Retype the lines from the first one in the records down to the line containing "from matplotlib.patches import", counting both, and leave out any pictures.

**Entries with chart source code:**
— begin —

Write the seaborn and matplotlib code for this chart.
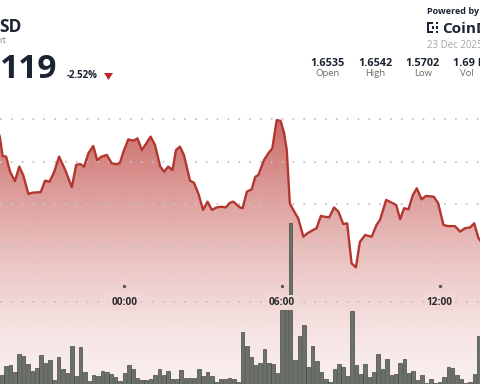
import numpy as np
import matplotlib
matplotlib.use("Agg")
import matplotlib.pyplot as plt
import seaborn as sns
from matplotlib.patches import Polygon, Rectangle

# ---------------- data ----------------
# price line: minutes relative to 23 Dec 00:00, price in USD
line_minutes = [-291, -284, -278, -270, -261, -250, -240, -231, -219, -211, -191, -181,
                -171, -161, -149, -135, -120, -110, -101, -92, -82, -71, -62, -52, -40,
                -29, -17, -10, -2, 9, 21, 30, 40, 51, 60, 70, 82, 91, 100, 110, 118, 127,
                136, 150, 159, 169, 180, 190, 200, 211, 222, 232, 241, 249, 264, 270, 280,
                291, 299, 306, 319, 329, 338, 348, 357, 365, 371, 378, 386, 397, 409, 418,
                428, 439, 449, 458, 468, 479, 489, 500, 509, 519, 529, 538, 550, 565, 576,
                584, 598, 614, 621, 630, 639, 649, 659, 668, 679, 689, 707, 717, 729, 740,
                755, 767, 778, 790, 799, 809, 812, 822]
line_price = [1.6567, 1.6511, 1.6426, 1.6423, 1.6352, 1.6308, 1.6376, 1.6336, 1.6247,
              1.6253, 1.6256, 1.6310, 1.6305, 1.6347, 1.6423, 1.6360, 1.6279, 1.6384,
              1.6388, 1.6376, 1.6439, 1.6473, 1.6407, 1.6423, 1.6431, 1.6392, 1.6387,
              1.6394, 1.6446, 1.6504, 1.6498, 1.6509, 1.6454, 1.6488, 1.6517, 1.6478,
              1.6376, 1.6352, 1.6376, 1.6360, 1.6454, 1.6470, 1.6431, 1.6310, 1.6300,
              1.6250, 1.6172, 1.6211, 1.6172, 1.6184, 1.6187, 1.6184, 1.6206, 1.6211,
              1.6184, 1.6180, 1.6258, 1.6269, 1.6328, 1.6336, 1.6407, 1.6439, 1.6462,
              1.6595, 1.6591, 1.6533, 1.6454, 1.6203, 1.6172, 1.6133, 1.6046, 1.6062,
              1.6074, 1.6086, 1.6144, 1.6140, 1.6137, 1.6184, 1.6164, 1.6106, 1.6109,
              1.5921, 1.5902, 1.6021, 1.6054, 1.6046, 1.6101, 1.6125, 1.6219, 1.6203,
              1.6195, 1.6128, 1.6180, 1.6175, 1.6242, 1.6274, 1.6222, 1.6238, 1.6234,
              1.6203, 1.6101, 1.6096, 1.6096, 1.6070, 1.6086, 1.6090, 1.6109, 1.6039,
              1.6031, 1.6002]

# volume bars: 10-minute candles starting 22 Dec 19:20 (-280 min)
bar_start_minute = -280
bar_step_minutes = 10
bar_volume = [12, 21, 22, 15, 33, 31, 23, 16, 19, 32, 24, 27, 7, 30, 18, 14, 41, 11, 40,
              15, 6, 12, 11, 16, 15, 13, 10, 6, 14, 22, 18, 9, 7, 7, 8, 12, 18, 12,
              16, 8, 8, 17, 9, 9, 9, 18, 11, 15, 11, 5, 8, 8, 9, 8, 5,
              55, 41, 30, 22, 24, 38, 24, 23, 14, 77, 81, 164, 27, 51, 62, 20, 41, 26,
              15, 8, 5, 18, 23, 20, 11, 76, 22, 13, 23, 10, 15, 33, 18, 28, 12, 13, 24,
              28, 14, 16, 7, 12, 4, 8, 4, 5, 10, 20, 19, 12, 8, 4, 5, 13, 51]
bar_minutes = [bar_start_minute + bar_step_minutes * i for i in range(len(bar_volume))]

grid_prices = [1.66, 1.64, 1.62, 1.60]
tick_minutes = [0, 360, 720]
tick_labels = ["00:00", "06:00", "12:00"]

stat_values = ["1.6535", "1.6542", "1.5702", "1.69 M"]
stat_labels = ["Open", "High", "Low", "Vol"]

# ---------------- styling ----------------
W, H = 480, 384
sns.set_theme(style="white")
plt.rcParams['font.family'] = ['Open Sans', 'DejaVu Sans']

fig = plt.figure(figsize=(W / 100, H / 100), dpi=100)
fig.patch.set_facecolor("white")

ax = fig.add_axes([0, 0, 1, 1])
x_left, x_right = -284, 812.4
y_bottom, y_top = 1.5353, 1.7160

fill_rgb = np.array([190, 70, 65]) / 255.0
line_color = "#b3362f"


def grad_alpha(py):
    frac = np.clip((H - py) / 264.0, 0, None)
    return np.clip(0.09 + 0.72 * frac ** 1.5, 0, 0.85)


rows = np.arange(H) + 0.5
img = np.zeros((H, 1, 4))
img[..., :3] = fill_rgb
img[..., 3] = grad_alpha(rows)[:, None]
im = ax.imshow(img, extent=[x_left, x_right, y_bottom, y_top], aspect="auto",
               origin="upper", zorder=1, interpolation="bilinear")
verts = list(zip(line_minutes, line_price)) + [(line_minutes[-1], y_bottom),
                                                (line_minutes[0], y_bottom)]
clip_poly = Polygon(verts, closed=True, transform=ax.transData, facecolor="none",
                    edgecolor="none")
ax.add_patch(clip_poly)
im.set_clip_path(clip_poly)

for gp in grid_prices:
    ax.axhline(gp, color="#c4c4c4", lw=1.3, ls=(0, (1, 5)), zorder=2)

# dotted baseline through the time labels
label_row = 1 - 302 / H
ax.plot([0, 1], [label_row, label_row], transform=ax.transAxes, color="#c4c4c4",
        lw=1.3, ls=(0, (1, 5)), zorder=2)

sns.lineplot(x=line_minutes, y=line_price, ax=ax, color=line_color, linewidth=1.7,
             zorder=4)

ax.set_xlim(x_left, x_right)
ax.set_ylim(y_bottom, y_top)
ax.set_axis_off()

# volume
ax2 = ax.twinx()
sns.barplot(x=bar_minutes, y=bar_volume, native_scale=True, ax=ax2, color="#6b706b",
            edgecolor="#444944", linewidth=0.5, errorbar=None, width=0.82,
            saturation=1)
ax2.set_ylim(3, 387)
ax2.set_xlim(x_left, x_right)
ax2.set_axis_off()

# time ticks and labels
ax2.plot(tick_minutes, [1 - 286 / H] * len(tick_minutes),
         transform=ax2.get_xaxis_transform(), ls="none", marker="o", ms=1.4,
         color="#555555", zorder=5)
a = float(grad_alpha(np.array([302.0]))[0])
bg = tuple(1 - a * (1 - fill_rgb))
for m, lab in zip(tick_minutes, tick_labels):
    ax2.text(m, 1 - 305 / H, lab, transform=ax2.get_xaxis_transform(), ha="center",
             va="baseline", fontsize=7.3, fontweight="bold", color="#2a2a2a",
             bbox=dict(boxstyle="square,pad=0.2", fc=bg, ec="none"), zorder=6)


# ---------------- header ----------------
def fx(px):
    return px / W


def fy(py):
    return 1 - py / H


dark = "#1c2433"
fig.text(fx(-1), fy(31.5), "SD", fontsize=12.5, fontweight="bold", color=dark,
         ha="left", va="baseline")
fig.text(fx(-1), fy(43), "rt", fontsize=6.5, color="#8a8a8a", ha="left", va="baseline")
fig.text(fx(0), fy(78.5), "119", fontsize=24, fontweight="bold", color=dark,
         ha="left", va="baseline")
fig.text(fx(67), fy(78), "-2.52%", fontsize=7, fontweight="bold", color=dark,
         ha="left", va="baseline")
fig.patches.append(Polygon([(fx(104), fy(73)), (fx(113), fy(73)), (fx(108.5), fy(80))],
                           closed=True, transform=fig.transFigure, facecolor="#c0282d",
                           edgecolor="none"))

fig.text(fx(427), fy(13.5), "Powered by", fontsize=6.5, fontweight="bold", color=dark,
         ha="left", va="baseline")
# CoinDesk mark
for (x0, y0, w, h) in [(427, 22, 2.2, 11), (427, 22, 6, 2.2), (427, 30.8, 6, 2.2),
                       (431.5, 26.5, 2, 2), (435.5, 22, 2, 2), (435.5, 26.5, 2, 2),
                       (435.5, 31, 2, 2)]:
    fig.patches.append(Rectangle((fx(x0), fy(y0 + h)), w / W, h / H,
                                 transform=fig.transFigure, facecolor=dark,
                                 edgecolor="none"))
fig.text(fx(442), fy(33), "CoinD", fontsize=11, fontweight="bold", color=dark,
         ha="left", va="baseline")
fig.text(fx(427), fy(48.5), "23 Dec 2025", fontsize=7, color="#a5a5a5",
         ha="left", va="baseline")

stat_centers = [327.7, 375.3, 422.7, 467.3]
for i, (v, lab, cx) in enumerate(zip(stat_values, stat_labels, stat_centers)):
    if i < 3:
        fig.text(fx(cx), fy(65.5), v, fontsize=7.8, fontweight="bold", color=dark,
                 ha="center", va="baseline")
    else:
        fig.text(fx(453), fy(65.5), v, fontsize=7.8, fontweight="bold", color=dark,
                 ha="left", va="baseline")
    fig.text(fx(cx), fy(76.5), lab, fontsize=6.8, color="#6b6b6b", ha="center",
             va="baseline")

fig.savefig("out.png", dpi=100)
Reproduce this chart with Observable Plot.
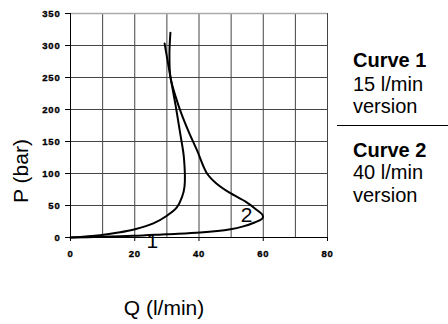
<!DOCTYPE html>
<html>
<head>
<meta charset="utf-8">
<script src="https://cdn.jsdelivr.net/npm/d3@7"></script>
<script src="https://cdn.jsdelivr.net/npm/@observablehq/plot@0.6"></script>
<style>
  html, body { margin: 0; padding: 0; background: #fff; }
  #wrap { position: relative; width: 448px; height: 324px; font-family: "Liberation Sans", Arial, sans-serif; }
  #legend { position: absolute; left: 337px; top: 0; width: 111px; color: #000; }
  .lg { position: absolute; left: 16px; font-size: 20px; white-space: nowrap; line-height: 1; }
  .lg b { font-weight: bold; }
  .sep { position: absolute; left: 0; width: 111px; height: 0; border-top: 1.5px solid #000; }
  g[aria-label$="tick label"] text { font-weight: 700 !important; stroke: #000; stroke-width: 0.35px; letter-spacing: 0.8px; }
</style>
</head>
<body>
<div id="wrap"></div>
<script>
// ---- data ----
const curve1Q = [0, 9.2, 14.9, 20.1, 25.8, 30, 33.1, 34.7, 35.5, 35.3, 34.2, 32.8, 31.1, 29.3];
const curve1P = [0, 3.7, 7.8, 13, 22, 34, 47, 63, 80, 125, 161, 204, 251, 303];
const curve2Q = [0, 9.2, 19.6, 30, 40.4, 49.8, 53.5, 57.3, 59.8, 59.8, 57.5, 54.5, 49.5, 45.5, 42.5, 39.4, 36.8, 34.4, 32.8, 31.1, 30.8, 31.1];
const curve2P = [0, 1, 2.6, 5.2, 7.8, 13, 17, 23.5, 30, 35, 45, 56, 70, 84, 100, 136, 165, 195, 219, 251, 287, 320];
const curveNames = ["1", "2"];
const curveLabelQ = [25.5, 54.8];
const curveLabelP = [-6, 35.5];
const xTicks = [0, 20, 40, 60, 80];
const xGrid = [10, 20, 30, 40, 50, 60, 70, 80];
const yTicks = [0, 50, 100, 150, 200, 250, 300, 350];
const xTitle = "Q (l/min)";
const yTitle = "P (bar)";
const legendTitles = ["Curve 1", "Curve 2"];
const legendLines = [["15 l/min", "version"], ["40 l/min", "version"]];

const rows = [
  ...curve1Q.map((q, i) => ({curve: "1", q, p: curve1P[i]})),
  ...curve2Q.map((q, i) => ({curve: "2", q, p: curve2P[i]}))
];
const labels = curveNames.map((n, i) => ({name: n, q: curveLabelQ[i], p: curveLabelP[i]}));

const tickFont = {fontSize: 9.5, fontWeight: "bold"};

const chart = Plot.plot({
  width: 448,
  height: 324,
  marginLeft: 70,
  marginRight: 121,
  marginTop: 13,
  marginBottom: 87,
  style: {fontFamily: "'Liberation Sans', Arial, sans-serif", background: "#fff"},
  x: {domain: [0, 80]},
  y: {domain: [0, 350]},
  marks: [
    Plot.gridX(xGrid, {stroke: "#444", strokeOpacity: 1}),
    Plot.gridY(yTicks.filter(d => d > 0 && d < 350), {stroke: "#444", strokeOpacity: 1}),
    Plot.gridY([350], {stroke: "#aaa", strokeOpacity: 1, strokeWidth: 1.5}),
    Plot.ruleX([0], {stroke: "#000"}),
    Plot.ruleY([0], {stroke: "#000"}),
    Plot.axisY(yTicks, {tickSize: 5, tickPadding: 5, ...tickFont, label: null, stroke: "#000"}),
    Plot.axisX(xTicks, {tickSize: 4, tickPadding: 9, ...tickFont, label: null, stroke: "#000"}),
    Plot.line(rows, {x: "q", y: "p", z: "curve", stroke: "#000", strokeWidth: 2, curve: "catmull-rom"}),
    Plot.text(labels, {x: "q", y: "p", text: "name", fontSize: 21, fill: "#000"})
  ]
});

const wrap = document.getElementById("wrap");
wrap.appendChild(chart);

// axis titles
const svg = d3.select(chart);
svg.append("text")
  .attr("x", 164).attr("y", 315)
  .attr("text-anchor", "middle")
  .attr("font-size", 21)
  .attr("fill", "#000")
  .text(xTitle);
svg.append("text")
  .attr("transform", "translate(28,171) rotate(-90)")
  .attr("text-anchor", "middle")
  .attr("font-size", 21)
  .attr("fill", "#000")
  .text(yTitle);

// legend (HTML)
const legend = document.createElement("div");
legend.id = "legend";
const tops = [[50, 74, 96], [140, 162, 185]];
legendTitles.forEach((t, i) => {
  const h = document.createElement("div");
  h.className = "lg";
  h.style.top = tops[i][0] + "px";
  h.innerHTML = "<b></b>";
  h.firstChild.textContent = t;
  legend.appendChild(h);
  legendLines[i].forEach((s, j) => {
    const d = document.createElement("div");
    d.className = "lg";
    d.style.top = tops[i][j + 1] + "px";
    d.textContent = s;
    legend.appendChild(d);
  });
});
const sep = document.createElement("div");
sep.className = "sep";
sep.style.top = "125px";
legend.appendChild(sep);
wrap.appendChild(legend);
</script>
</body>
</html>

— end —

**Solved exercise:**
Write the seaborn and matplotlib code for this chart.
import numpy as np
import matplotlib
matplotlib.use("Agg")
import matplotlib.pyplot as plt
import seaborn as sns
from matplotlib.patches import Polygon, Rectangle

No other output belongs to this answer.